In standard integer data types (int8, int16, int32, int64), missing values are represented as NaN, which can be problematic because integers themselves cannot store missing values.

The Nullable Integer data type was introduced to solve this issue by allowing integer columns to have missing values in a memory-efficient way. It's available as Int8, Int16, Int32, and Int64 data types. The capitalization of the "I" in these data types (Int8, Int16, etc.) indicates that they are Nullable Integer data types, whereas lowercase (int8, int16, etc.) indicates the standard integer data types.

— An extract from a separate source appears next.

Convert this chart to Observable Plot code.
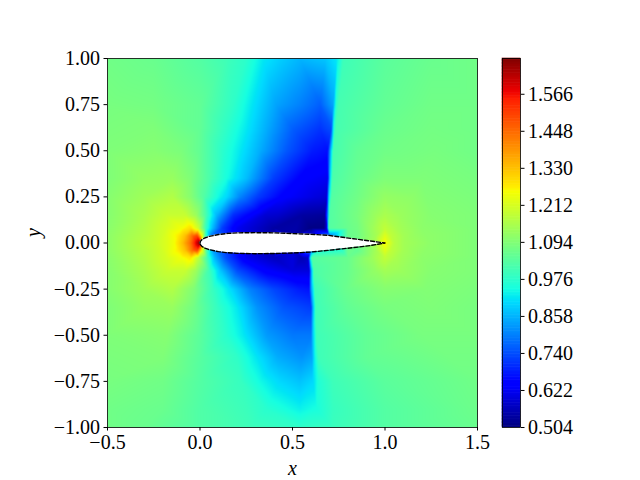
<!DOCTYPE html>
<html><head><meta charset="utf-8">
<style>
html,body{margin:0;padding:0;background:#fff}
#c{position:relative;width:640px;height:480px}
#c svg{position:absolute;left:0;top:0;background:transparent}
</style>
<script src="https://cdn.jsdelivr.net/npm/d3@7"></script>
<script src="https://cdn.jsdelivr.net/npm/@observablehq/plot@0.6"></script>
</head><body><div id="c"></div>
<script>
// field samples: each row is [y, [x, value], ...]
const rowsUpper = [
 [1.00,[-.5,1.07],[-.25,1.06],[0,1.03],[.15,1.0],[.25,.975],[.34,.92],[.43,.89],[.54,.86],[.68,.88],[.74,.92],[.775,1.0],[1,1.04],[1.25,1.06],[1.5,1.07]],
 [0.75,[-.5,1.08],[-.25,1.075],[0,1.05],[.18,.98],[.31,.9],[.41,.84],[.54,.80],[.65,.76],[.72,.84],[.735,.97],[.75,1.01],[1,1.05],[1.25,1.07],[1.5,1.07]],
 [0.62,[-.5,1.085],[-.25,1.09],[0,1.05],[.14,.98],[.25,.92],[.36,.85],[.5,.76],[.65,.71],[.71,.74],[.722,.95],[.735,1.01],[1,1.06],[1.25,1.075],[1.5,1.07]],
 [0.50,[-.5,1.09],[-.25,1.1],[-.1,1.085],[0,1.05],[.126,.97],[.216,.92],[.325,.85],[.47,.75],[.61,.68],[.69,.665],[.705,.85],[.72,1.01],[.85,1.05],[1,1.07],[1.27,1.08],[1.5,1.07]],
 [0.35,[-.5,1.09],[-.3,1.12],[-.15,1.125],[-.05,1.09],[.05,1.02],[.14,.95],[.25,.87],[.4,.72],[.55,.64],[.69,.62],[.70,.85],[.715,1.02],[.85,1.06],[1,1.09],[1.2,1.09],[1.5,1.08]],
 [0.25,[-.5,1.1],[-.3,1.135],[-.15,1.16],[-.05,1.1],[.02,1.03],[.11,.93],[.145,.9],[.22,.8],[.31,.72],[.45,.64],[.63,.6],[.685,.59],[.695,.88],[.71,1.03],[.85,1.07],[1,1.12],[1.15,1.11],[1.5,1.085]],
 [0.15,[-.5,1.1],[-.3,1.15],[-.18,1.19],[-.08,1.19],[-.02,1.13],[.03,1.02],[.09,.86],[.18,.7],[.35,.59],[.55,.54],[.675,.53],[.69,.8],[.70,1.03],[.85,1.08],[.95,1.13],[1,1.15],[1.08,1.13],[1.25,1.1],[1.5,1.09]],
 [0.08,[-.5,1.105],[-.3,1.16],[-.18,1.21],[-.1,1.25],[-.05,1.29],[-.01,1.2],[.03,1.0],[.07,.86],[.12,.72],[.2,.62],[.4,.54],[.6,.51],[.67,.51],[.685,.6],[.695,1.03],[.8,1.06],[.93,1.13],[1,1.18],[1.06,1.15],[1.2,1.11],[1.5,1.09]],
 [0.04,[-.5,1.11],[-.3,1.165],[-.18,1.22],[-.12,1.27],[-.08,1.33],[-.04,1.45],[-.015,1.5],[.01,1.25],[.03,1.0],[.06,.8],[.5,.55],[.7,.8],[.85,1.07],[.95,1.14],[1,1.22],[1.03,1.18],[1.1,1.14],[1.25,1.11],[1.5,1.09]],
 [0.00,[-.5,1.11],[-.32,1.165],[-.23,1.195],[-.14,1.25],[-.095,1.33],[-.05,1.45],[-.014,1.62],[-.002,1.68],[.01,1.3],[.5,.8],[.95,1.15],[.99,1.24],[1,1.26],[1.02,1.22],[1.05,1.17],[1.1,1.14],[1.25,1.11],[1.5,1.09]]
];
const rowsLower = [
 [-0.04,[-.5,1.11],[-.3,1.165],[-.18,1.22],[-.12,1.27],[-.08,1.33],[-.04,1.45],[-.015,1.5],[.01,1.25],[.035,1.02],[.07,.84],[.5,.6],[.6,.8],[.85,1.05],[.95,1.14],[1,1.22],[1.03,1.18],[1.1,1.14],[1.25,1.11],[1.5,1.09]],
 [-0.08,[-.5,1.105],[-.3,1.16],[-.18,1.21],[-.1,1.25],[-.05,1.28],[-.01,1.18],[.04,1.0],[.08,.86],[.14,.74],[.25,.62],[.4,.57],[.55,.56],[.585,.58],[.595,.9],[.605,1.03],[.8,1.06],[.93,1.13],[1,1.18],[1.06,1.15],[1.2,1.11],[1.5,1.09]],
 [-0.15,[-.5,1.1],[-.3,1.15],[-.18,1.19],[-.08,1.19],[-.02,1.13],[.05,1.0],[.11,.88],[.2,.74],[.35,.64],[.5,.6],[.59,.6],[.6,.82],[.615,1.02],[.8,1.06],[.95,1.12],[1,1.14],[1.08,1.13],[1.25,1.1],[1.5,1.09]],
 [-0.25,[-.5,1.1],[-.3,1.135],[-.15,1.16],[-.03,1.09],[.07,.99],[.16,.91],[.27,.8],[.4,.73],[.54,.68],[.59,.67],[.6,.82],[.62,1.0],[.79,1.06],[1,1.1],[1.22,1.095],[1.5,1.085]],
 [-0.35,[-.5,1.09],[-.3,1.12],[-.15,1.125],[-.03,1.07],[.09,.99],[.2,.92],[.31,.82],[.45,.75],[.6,.72],[.61,.85],[.625,1.0],[.8,1.05],[1,1.08],[1.25,1.09],[1.5,1.08]],
 [-0.50,[-.5,1.09],[-.18,1.1],[0,1.04],[.145,.97],[.235,.92],[.36,.83],[.5,.79],[.6,.79],[.61,.88],[.63,1.0],[.9,1.05],[1.2,1.08],[1.5,1.08]],
 [-0.62,[-.5,1.085],[-.2,1.09],[0,1.035],[.2,.98],[.3,.92],[.42,.85],[.55,.82],[.605,.84],[.62,.93],[.64,1.0],[.9,1.05],[1.5,1.075]],
 [-0.75,[-.5,1.08],[-.2,1.07],[0,1.03],[.22,.99],[.325,.94],[.43,.9],[.54,.875],[.61,.9],[.64,.96],[.72,1.0],[1,1.04],[1.5,1.07]],
 [-0.90,[-.5,1.07],[-.2,1.06],[0,1.025],[.36,.97],[.54,.93],[.63,.95],[.72,.99],[1,1.03],[1.5,1.065]],
 [-1.00,[-.5,1.07],[-.3,1.06],[0,1.025],[.27,1.0],[.54,.98],[.72,.995],[1,1.03],[1.5,1.06]]
];
// aerofoil outline
const foilX     = [0,.003,.01,.025,.05,.1,.15,.2,.3,.4,.5,.6,.69,.83,.92,1];
const foilUpper = [0,.010,.018,.027,.036,.046,.052,.055,.056,.055,.051,.047,.042,.023,.011,0];
const foilLower = [0,-.010,-.018,-.027,-.036,-.047,-.053,-.056,-.058,-.057,-.054,-.049,-.040,-.025,-.014,0];
// colour bar
const barTicks = [0.504,0.622,0.740,0.858,0.976,1.094,1.212,1.330,1.448,1.566];
const barMin = 0.504, barMax = 1.68;
const xTicks = [-0.5,0,0.5,1,1.5];
const yTicks = [-1,-0.75,-0.5,-0.25,0,0.25,0.5,0.75,1];
// matplotlib jet stops
const jetT = [0,.11,.125,.34,.35,.375,.64,.65,.66,.89,.91,1];
const jetC = ["#00007f","#0000ff","#0000ff","#00dcfe","#00e5f5","#16ffe1","#f7ff00","#ffee00","#ffe500","#ff1e00","#ee0000","#7f0000"];

const samples = [...rowsUpper,...rowsLower].flatMap(([y,...pts])=>pts.map(([x,v])=>({x,y,v})));
const colorOpt = {type:"linear",domain:jetT.map(t=>barMin+t*(barMax-barMin)),range:jetC,clamp:true,interpolate:"rgb"};
const font = "'Liberation Serif','DejaVu Serif',serif";
const minus = s=>s.replace("-","\u2212");
const foil = foilX.map((x,i)=>({x,u:foilUpper[i],l:foilLower[i]}));
const outline = [...foil.map(d=>({x:d.x,y:d.u})),...foil.slice().reverse().map(d=>({x:d.x,y:d.l}))];

const main = Plot.plot({
  width:640,height:480,marginLeft:107,marginRight:163,marginTop:58,marginBottom:53,
  style:{fontFamily:font,fontSize:"20px",background:"transparent",color:"#000"},
  x:{domain:[-.5,1.5]},y:{domain:[-1,1]},color:colorOpt,
  marks:[
    Plot.raster(samples,{x:"x",y:"y",fill:"v",interpolate:"barycentric",x1:-.5,x2:1.5,y1:-1,y2:1,pixelSize:1}),
    Plot.areaY(foil,{x:"x",y1:"l",y2:"u",fill:"#fff"}),
    Plot.line(outline,{x:"x",y:"y",stroke:"#000",strokeWidth:1.4,strokeDasharray:"4,2"}),
    Plot.frame({stroke:"#000",strokeWidth:.8}),
    Plot.axisX({ticks:xTicks,tickSize:3.5,tickPadding:4,tickFormat:d=>minus(d3.format(".1f")(d)),label:null,fontSize:20}),
    Plot.axisY({ticks:yTicks,tickSize:3.5,tickPadding:4,tickFormat:d=>minus(d3.format(".2f")(d)),label:null,fontSize:20}),
    Plot.text(["x"],{frameAnchor:"bottom",dy:47,text:d=>d,fontStyle:"italic",fontSize:20}),
    Plot.text(["y"],{frameAnchor:"left",dx:-74,dy:-6,text:d=>d,fontStyle:"italic",fontSize:20,rotate:-90})
  ]
});
const levels = d3.range(256).map(i=>barMin+(barMax-barMin)*i/256);
const step = (barMax-barMin)/256;
const bar = Plot.plot({
  width:640,height:480,marginLeft:502,marginRight:120,marginTop:58,marginBottom:53,
  style:{fontFamily:font,fontSize:"20px",background:"transparent",color:"#000"},
  x:{domain:[0,1],axis:null},y:{domain:[barMin,barMax]},color:colorOpt,
  marks:[
    Plot.rect(levels,{x1:0,x2:1,y1:d=>d,y2:d=>d+step,fill:d=>d+step/2,inset:-0.3}),
    Plot.frame({stroke:"#000",strokeWidth:.8}),
    Plot.axisY({anchor:"right",ticks:barTicks,tickSize:3.5,tickPadding:4,tickFormat:d3.format(".3f"),label:null,fontSize:20})
  ]
});
document.getElementById("c").append(main,bar);
</script></body></html>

# Creating a sample DataFrame with an integer column and missing values
data = {'Integer_Column': [1, 2, 3, None]}
df = pd.DataFrame(data)
 
# Printing the data type of 'Integer_Column' before conversion
print(df['Integer_Column'].dtypes)
 
# Converting 'Integer_Column' to nullable integer data type (Int64)
df['Integer_Column'] = df['Integer_Column'].astype('Int64')
 
# Printing the data type of 'Integer_Column' after conversion
print(df['Integer_Column'].dtypes)
float64 
Int64

These examples showcase how the .astype() method can be used to convert columns to different data types in a Pandas DataFrame, enabling you to manipulate and analyze your data more effectively.